Sgt. Hook is going OCONUS to the ‘Stan. I’ve known it was coming right about now, but suddenly it’s here and happening, and holy shit…
There are lots of quotes I could mangle and misquote right about now, but I won’t waste time with the corn or cheese - fact is, I’m finding myself teared up with worry for a soldier I’ve never met and the men he’s taking into a dark place. Best wishes, gratitude, and godspeed - may they all shine light into that darkness and return home safe and sound. Thanks simply aren’t enough, not to them, nor to their families who can only wait.
So I log into my work email from home early this morning while I’m sipping my cuppa nectar o’life, and I see an email from the HR folk informing us of corporate policy on Halloween decorations - specifically titled (cover the childrens’ eyes) “Halloween Decoration Guidelines”. Immediately my brain goes into a stress-cortisol death spiral and the ferrets rejoice, shrieking in their ultra-sonic voices that I work for a company with a corporate policy on Halloween decorations. With a title and everything. There’s probably an actual document somewhere, with a cover and all three brads.
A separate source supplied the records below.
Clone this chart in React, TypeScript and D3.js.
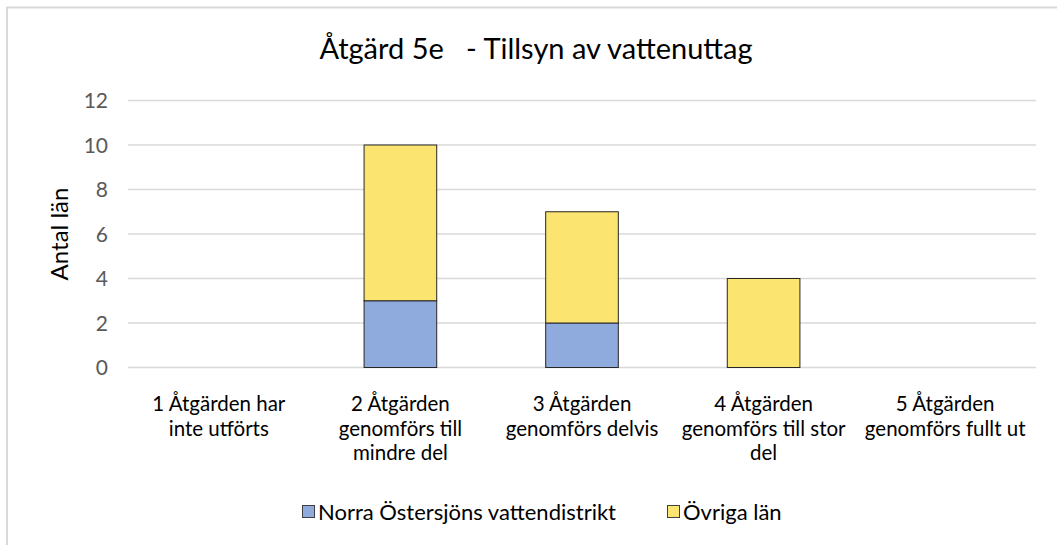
import React from "react";
import * as d3 from "d3";

const title = "Åtgärd 5e   - Tillsyn av vattenuttag";
const yAxisTitle = "Antal län";
const categories = [
  "1 Åtgärden har inte utförts",
  "2 Åtgärden genomförs till mindre del",
  "3 Åtgärden genomförs delvis",
  "4 Åtgärden genomförs till stor del",
  "5 Åtgärden genomförs fullt ut",
];
const categoryLines = [
  ["1 Åtgärden har", "inte utförts"],
  ["2 Åtgärden", "genomförs till", "mindre del"],
  ["3 Åtgärden", "genomförs delvis"],
  ["4 Åtgärden", "genomförs till stor", "del"],
  ["5 Åtgärden", "genomförs fullt ut"],
];
const seriesNames = ["Norra Östersjöns vattendistrikt", "Övriga län"];
const norra = [0, 3, 2, 0, 0];
const ovriga = [0, 7, 5, 4, 0];
const yTicks = [0, 2, 4, 6, 8, 10, 12];
const colors = ["#8FAADC", "#FBE470"];

const W = 1057;
const H = 545;
const FONT = "Lato, 'Noto Sans', sans-serif";

export default function App() {
  const x = d3
    .scaleBand<string>()
    .domain(categories)
    .range([128, 1036])
    .paddingInner(0.6)
    .paddingOuter(0.3);
  const y = d3.scaleLinear().domain([0, 12]).range([367.5, 100.5]);

  const rows = categories.map((c, i) => ({ cat: c, norra: norra[i], ovriga: ovriga[i] }));
  const stacked = d3.stack<any>().keys(["norra", "ovriga"])(rows);

  return (
    <div style={{ position: "absolute", left: 0, top: 0 }}>
      <svg width={W} height={H} style={{ display: "block" }}>
        <rect x={0} y={0} width={W} height={H} fill="#ffffff" />
        <line x1={6} y1={7.5} x2={W} y2={7.5} stroke="#d9d9d9" strokeWidth={2} />
        <line x1={7} y1={7} x2={7} y2={H} stroke="#d9d9d9" strokeWidth={2} />
        <text
          x={536}
          y={59}
          textAnchor="middle"
          fontFamily={FONT}
          fontSize={29}
          fill="#000000"
          style={{ whiteSpace: "pre" }}
        >
          {title}
        </text>
        {yTicks.map((t) => (
          <g key={t}>
            <line x1={128} x2={1036} y1={y(t)} y2={y(t)} stroke="#d9d9d9" strokeWidth={1.5} />
            <text
              x={108}
              y={y(t) + 7.5}
              textAnchor="end"
              fontFamily={FONT}
              fontSize={21}
              fill="#595959"
            >
              {t}
            </text>
          </g>
        ))}
        <text
          transform={`translate(68,234) rotate(-90)`}
          textAnchor="middle"
          fontFamily={FONT}
          fontSize={24}
          fill="#000000"
        >
          {yAxisTitle}
        </text>
        {stacked.map((s, si) =>
          s.map((d, i) => {
            const v = d[1] - d[0];
            if (v <= 0) return null;
            return (
              <rect
                key={`${si}-${i}`}
                x={x(categories[i])!}
                width={x.bandwidth()}
                y={y(d[1])}
                height={y(d[0]) - y(d[1])}
                fill={colors[si]}
                stroke="#262626"
                strokeWidth={1}
              />
            );
          })
        )}
        {categoryLines.map((lines, i) =>
          lines.map((l, j) => (
            <text
              key={`${i}-${j}`}
              x={x(categories[i])! + x.bandwidth() / 2}
              y={411 + j * 24.6}
              textAnchor="middle"
              fontFamily={FONT}
              fontSize={20.5}
              fill="#000000"
            >
              {l}
            </text>
          ))
        )}
        <g>
          <rect x={302.5} y={505.5} width={12} height={12} fill={colors[0]} stroke="#404040" strokeWidth={1} />
          <text x={318} y={519.5} fontFamily={FONT} fontSize={22} fill="#000000">
            {seriesNames[0]}
          </text>
          <rect x={667.5} y={505.5} width={12} height={12} fill={colors[1]} stroke="#404040" strokeWidth={1} />
          <text x={683} y={519.5} fontFamily={FONT} fontSize={22} fill="#000000">
            {seriesNames[1]}
          </text>
        </g>
      </svg>
    </div>
  );
}
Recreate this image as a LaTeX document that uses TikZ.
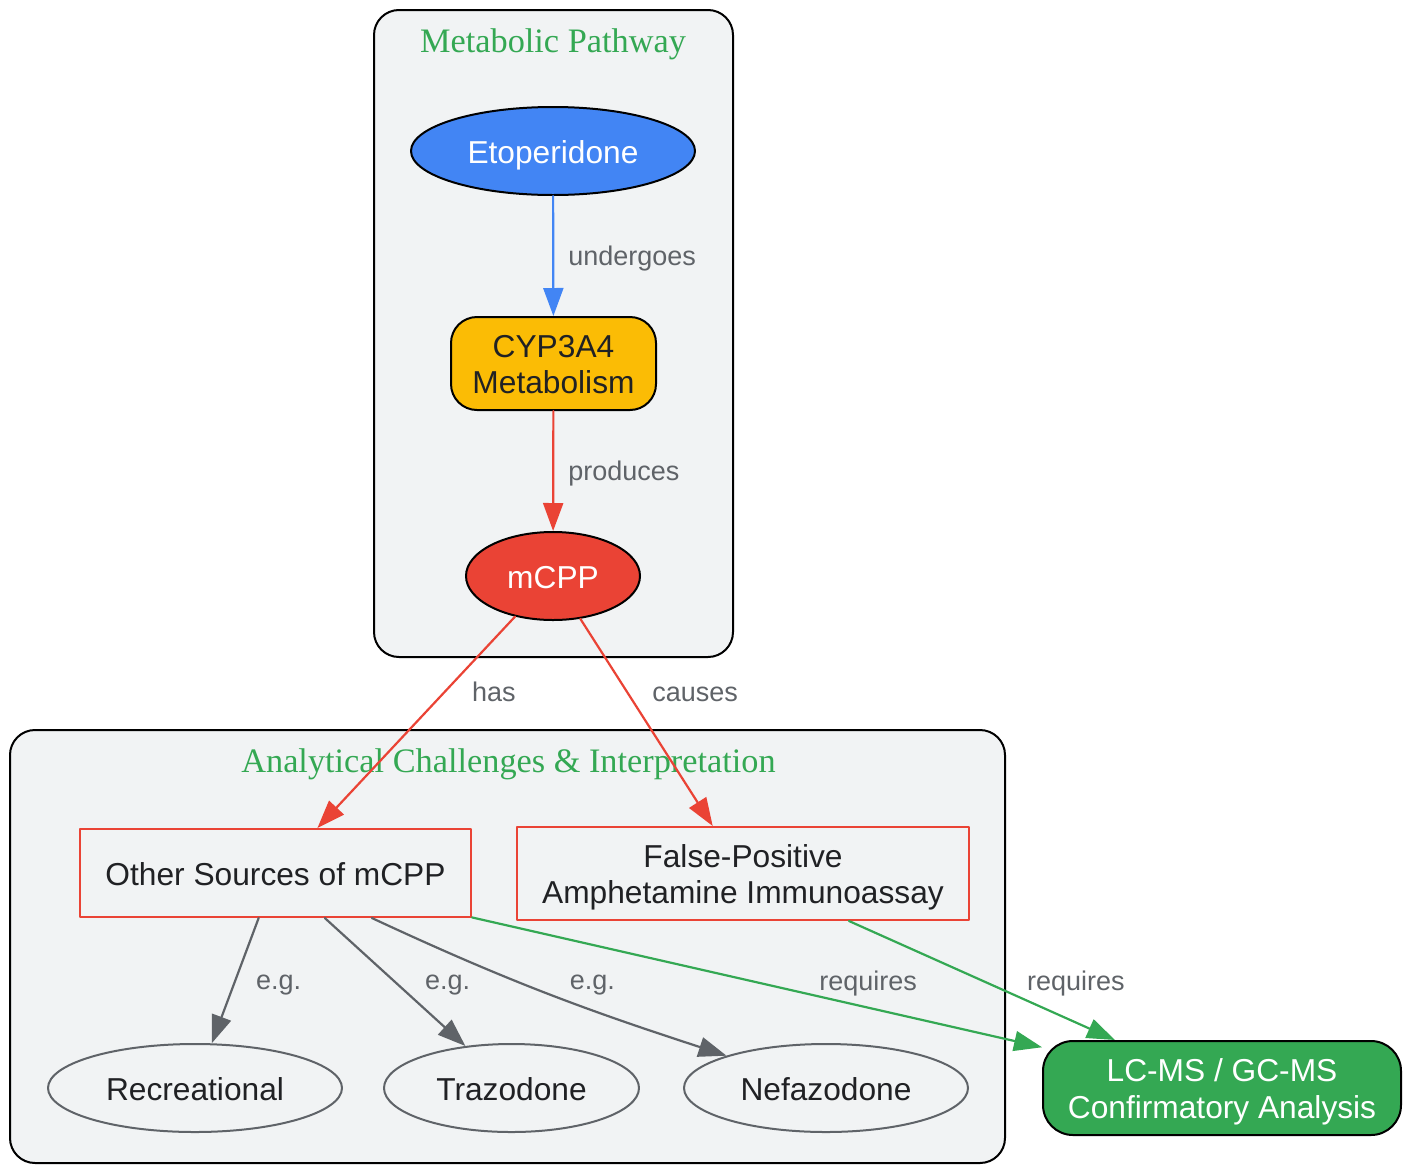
\documentclass[tikz,border=0pt]{standalone}
\usepackage{fontspec}
\setmainfont{Liberation Sans}
\newfontfamily\clusterfont{Liberation Serif}
\usetikzlibrary{arrows.meta,shapes.geometric}
\definecolor{gblue}{HTML}{4285F4}
\definecolor{gyellow}{HTML}{FBBC05}
\definecolor{gred}{HTML}{EA4335}
\definecolor{ggreen}{HTML}{34A853}
\definecolor{ink}{HTML}{202124}
\definecolor{slate}{HTML}{5F6368}
\definecolor{panel}{HTML}{F1F3F4}
\begin{document}
\begin{tikzpicture}[x=1pt, y=-1pt, >={Triangle[length=28pt, width=20pt]}, line cap=round, line join=round]
	\tikzset{
		node_base/.style={draw=black, line width=2pt, inner sep=0pt, align=center, text=ink,
			text height=30pt, text depth=6pt, font=\fontsize{31.7}{36.5}\selectfont},
		two_lines/.style={text height=66.5pt}, % hai dòng chữ
		drug_node/.style={node_base, ellipse, minimum height=88pt}, % thuốc / chất chuyển hoá
		enzyme_node/.style={node_base, two_lines, rounded corners=26pt, minimum height=93pt},
		issue_node/.style={node_base, draw=gred, fill=panel, minimum height=88pt},
		example_node/.style={node_base, ellipse, draw=slate, fill=panel, minimum height=88pt},
		cluster_box/.style={draw=black, line width=2pt, fill=panel, rounded corners=25pt},
		cluster_title/.style={anchor=base, text=ggreen, inner sep=0pt, font=\clusterfont\fontsize{34.3}{40}\selectfont},
		link/.style={->, line width=2.2pt},
		link_label/.style={text=slate, inner sep=0pt, font=\fontsize{27}{32}\selectfont}
	}
	\useasboundingbox (0,0) rectangle (1410,1165);
	% hai cụm
	\draw[cluster_box] (374,10) rectangle (733,657);
	\node[cluster_title] (title_path) at (553,52) {Metabolic Pathway};
	\draw[cluster_box] (10,730) rectangle (1005,1163);
	\node[cluster_title] (title_anal) at (508.5,772) {Analytical Challenges \& Interpretation};

	\node[drug_node, fill=gblue, text=white, minimum width=284pt] (etop) at (553,151) {Etoperidone};
	\node[enzyme_node, fill=gyellow, minimum width=205pt] (cyp) at (553.5,363.5) {CYP3A4\\Metabolism};
	\node[drug_node, fill=gred, text=white, minimum width=174pt] (mcpp) at (553,576) {mCPP};

	\node[issue_node, minimum width=391pt] (other) at (275.5,873) {Other Sources of mCPP};
	\node[issue_node, two_lines, minimum width=452pt, minimum height=93pt] (falsepos) at (743,873.5) {False-Positive\\Amphetamine Immunoassay};
	\foreach \name/\x/\w/\txt in {recre/195/294/Recreational, trazo/511.5/255/Trazodone, nefa/826/284/Nefazodone} {
		\node[example_node, minimum width=\w pt] (\name) at (\x,1088) {\txt};
	}
	\node[enzyme_node, fill=ggreen, text=white, rounded corners=30pt, minimum width=358pt, minimum height=94pt] (lcms) at (1222,1088) {LC-MS / GC-MS\\Confirmatory Analysis};

	% cạnh
	\draw[link, gblue] (etop) -- node[link_label, pos=0.5, anchor=west, xshift=14pt, yshift=-3pt] (lbl_under) {undergoes} (cyp);
	\draw[link, gred] (cyp) -- node[link_label, pos=0.5, anchor=west, xshift=14pt, yshift=-3pt] (lbl_prod) {produces} (mcpp);
	\draw[link, gred] (mcpp) -- node[link_label, pos=0.354, anchor=west, xshift=26pt] (lbl_has) {has} (other);
	\draw[link, gred] (mcpp) -- node[link_label, pos=0.354, anchor=west, xshift=24pt, yshift=-2pt] (lbl_causes) {causes} (falsepos);
	\foreach \target/\p/\dx in {recre/0.503/20, trazo/0.493/30} {
		\draw[link, slate] (other) -- node[link_label, pos=\p, anchor=west, xshift=\dx pt, yshift=-4pt] (eg_\target) {e.g.} (\target);
	}
	\draw[link, slate] (other) to[out=-25, in=162] node[link_label, pos=0.5, anchor=west, xshift=22pt, yshift=8pt] (eg_nefa) {e.g.} (nefa);
	\draw[link, ggreen] (other) -- node[link_label, pos=0.695, yshift=24pt] (lbl_req1) {requires} (lcms);
	\draw[link, ggreen] (falsepos) -- node[link_label, pos=0.504, anchor=west, xshift=43pt, yshift=-3pt] (lbl_req2) {requires} (lcms);
\end{tikzpicture}
\end{document}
I am in hell.
“But wait,” the newly fledged animus on my shoulder cries. “Hell is a place you can never get away from, never leave, never escape, even in your mind. This dayjob doojie is something you can walk away from after you’ve done your eight or nine hours, and with the amount of brainspace you’re actually using (or more accurately, not using) to get the job there done, you’ve got plenty of time left for mental escapism and the bolstering of a rich fantasy life. So technically you’re not in hell. Corporate heck, maybe, but only if you think about it during the hours of 6:00 p.m. to 8:00 a.m.”
By that definition writing is hell. I think my animus is conflicted. But the ferrets got quiet again, so I’ll take it.